'Dusty' Indian track praised

2011-10-28 07:56

NEW DELHI, India - Formula 1 drivers anticipate plenty of overtaking in this weekend's inaugural Indian F1 GP after their first view of the Buddh International Circuit on Thursday.

Wome drivers had concerns about the amount of dust and dirt on the surface before Friday's first practice session they were enthused about the good overtaking opportunities and intriguing undulating design.


The track was designed by Hermann Tilke, designer of most of the newer F1 tracks. It has wide entrances to curves which allow drivers to choose various lines, aiding overtaking.

"It is a new sort of philosophy with this overtaking, getting the circuits very wide at the entry," Mercedes driver Michael Schumacher said. "It offers a good tactical perspective for overtaking, for having a good show, and will I hope make the Indian fans enjoy F1 after this weekend."

Ferrari's Fernando Alonso said the Buddh circuit was similar to some of Tilke's other tracks - a long straight followed by a twisty middle section - but welcomed the use of a more flowing final sector.

"This one looks very interesting, especially the last sector," Alonso said. "It looks very quick. Reality is very different to the simulator - we will see on Friday."

McLaren driver Jenson Button compared the circuit to Spa-Francorchamps in Belgium and Suzuka in Japan - high praise as they are often cited as the two tracks most relished by F1 drivers. He was especially enthusiastic about the blind entry to the Turn 3 hairpin, which is at the crest of a hill and so similar to the famous Eau Rouge turn at Spa.

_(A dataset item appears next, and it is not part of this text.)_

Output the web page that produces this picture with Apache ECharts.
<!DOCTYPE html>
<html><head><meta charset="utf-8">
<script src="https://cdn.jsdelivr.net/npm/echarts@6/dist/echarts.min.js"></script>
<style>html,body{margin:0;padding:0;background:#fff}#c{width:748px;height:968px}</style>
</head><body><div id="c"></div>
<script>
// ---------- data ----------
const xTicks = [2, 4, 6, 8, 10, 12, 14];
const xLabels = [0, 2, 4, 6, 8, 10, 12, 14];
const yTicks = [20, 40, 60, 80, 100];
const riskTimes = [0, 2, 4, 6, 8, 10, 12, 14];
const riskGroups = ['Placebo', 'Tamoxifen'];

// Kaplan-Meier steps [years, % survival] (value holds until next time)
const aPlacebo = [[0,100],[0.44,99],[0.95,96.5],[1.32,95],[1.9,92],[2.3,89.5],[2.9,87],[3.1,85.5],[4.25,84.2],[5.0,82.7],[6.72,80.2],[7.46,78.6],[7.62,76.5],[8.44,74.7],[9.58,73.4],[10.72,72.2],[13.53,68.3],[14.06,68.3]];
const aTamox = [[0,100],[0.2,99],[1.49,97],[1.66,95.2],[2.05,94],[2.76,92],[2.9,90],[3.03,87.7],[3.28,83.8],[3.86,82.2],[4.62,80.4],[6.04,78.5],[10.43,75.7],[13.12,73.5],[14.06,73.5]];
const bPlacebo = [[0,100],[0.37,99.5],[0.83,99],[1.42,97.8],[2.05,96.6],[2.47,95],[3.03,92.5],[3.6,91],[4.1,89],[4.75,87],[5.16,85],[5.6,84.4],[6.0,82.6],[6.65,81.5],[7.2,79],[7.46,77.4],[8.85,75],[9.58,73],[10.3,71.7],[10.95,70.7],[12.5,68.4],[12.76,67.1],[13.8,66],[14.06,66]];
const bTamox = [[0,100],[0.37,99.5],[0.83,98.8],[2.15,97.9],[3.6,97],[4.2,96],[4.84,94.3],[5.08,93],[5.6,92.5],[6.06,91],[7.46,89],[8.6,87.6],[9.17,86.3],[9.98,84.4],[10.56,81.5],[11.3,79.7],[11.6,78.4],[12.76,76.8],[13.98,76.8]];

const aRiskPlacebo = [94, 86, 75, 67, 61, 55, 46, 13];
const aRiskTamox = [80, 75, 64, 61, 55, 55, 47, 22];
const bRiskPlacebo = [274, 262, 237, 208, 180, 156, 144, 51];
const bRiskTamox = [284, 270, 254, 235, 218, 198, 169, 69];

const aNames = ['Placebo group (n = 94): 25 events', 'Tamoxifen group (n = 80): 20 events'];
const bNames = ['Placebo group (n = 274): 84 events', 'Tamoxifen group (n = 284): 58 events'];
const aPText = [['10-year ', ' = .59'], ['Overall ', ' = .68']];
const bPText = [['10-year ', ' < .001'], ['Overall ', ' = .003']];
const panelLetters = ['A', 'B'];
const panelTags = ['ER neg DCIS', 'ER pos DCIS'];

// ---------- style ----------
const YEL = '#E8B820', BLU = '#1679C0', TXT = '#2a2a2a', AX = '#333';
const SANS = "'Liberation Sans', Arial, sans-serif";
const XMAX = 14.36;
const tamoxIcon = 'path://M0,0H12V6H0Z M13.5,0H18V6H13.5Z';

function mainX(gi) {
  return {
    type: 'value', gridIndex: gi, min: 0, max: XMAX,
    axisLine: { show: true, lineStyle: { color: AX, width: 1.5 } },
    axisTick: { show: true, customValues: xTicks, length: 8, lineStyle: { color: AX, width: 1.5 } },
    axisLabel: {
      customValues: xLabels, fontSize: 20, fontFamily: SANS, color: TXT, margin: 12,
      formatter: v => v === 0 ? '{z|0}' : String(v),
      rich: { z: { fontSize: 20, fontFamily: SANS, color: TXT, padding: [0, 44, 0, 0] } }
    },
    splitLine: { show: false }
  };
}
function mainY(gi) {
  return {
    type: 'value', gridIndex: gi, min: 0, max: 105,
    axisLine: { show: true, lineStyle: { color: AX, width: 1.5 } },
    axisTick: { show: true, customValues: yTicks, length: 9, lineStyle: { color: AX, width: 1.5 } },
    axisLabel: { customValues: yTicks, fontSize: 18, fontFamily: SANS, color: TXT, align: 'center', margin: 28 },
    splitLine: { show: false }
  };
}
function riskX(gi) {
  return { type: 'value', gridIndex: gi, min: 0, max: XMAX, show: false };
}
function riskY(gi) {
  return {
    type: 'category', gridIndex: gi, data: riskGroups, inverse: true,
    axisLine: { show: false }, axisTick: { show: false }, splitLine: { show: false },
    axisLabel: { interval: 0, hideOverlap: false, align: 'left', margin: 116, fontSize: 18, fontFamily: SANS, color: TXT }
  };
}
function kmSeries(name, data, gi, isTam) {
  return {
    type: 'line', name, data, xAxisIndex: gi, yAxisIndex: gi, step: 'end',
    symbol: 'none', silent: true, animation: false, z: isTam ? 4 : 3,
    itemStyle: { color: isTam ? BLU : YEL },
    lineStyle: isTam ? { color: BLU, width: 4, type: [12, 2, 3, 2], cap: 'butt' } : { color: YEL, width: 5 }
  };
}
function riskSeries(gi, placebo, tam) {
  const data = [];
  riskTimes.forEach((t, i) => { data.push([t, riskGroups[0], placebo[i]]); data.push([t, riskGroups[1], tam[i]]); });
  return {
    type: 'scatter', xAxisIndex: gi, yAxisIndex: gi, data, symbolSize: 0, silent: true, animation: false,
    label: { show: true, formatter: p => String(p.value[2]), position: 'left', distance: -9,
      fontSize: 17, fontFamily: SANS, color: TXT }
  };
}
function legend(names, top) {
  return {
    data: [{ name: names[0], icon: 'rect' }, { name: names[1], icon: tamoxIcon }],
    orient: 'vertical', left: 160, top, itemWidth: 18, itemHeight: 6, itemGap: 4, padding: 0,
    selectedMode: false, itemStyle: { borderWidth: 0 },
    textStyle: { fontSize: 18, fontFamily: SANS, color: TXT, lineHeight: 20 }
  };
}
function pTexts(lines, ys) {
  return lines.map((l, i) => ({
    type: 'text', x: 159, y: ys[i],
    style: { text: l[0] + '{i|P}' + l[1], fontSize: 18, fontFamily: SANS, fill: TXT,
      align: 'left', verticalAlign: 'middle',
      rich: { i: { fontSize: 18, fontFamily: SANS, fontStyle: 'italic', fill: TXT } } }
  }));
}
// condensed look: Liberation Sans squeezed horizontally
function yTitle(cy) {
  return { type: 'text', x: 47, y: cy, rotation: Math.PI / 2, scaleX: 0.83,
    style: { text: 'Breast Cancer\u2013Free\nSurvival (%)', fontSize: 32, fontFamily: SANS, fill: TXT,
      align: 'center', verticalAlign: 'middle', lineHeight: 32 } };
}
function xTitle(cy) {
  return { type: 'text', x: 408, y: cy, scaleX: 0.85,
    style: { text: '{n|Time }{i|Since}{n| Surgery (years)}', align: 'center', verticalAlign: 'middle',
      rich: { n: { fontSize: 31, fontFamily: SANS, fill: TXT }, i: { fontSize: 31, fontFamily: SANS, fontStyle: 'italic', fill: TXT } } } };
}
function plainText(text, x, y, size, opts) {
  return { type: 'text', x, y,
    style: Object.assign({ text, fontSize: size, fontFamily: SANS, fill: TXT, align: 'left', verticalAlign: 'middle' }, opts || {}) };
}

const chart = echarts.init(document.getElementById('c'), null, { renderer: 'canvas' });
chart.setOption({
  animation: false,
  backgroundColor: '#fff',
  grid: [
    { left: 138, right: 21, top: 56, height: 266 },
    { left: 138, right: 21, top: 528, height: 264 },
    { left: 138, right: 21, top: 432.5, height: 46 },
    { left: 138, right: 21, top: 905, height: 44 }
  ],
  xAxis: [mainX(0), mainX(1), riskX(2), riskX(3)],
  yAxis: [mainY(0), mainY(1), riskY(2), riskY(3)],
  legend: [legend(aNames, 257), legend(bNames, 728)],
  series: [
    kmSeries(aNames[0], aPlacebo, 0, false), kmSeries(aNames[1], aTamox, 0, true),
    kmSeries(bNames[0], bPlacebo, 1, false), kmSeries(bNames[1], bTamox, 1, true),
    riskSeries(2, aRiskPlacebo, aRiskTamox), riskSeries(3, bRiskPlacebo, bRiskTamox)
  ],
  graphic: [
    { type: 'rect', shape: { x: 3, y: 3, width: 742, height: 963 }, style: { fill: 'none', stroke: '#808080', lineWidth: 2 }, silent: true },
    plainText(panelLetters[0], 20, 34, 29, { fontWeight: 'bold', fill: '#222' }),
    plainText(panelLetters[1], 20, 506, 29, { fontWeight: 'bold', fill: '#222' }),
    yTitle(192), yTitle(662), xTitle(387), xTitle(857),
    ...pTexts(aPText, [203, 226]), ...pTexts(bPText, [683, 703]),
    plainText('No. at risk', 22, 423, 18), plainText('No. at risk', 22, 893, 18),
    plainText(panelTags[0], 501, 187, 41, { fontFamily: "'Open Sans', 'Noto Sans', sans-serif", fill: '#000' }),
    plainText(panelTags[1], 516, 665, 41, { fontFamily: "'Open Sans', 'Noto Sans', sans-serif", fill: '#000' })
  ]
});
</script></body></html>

"It looks really good, it is going to take a few laps, may be a couple of hours for the circuit to actually clean up driving about," Button said, "but the layout; they have done a really good job. It has a good design, the entry to corners looks good for overtaking."


Drivers were likely to be cautious in Friday's first practice due to the lack of rubber on the dusty surface, with consequent low tyre grip levels.

"It was still very dusty I should say," Force India driver Adrian Sutil said after his track inspection. "Still very dirty so we will have to see how it will be on Friday morning."

With the Drivers' and Constructors' championships decided in favour of Sebastian Vettel and his Red Bull team, the final three races of the season have less at stake, and Alonso said this could benefit the spectacle as drivers may be "more aggressive" and "take a risk in qualifying."

Vettel has played down his quest to equal the records for most race wins in a season - he must win all three to equal Schumacher's 13 - and most pole positions - he needs two more to equal Nigel Mansell's 14 - but said history beckons in other ways.

"People say 'what is the motivation' but we are racing for the Grand Prix of India and it's the first time we are racing here," Vettel said.

F1 officials have confirmed there will be two DRS zones on the circuit rather than the standard one. The DRS - or Drag Reduction System - zones allow drivers to open the rear wings on their cars to catch up to the cars they are pursuing.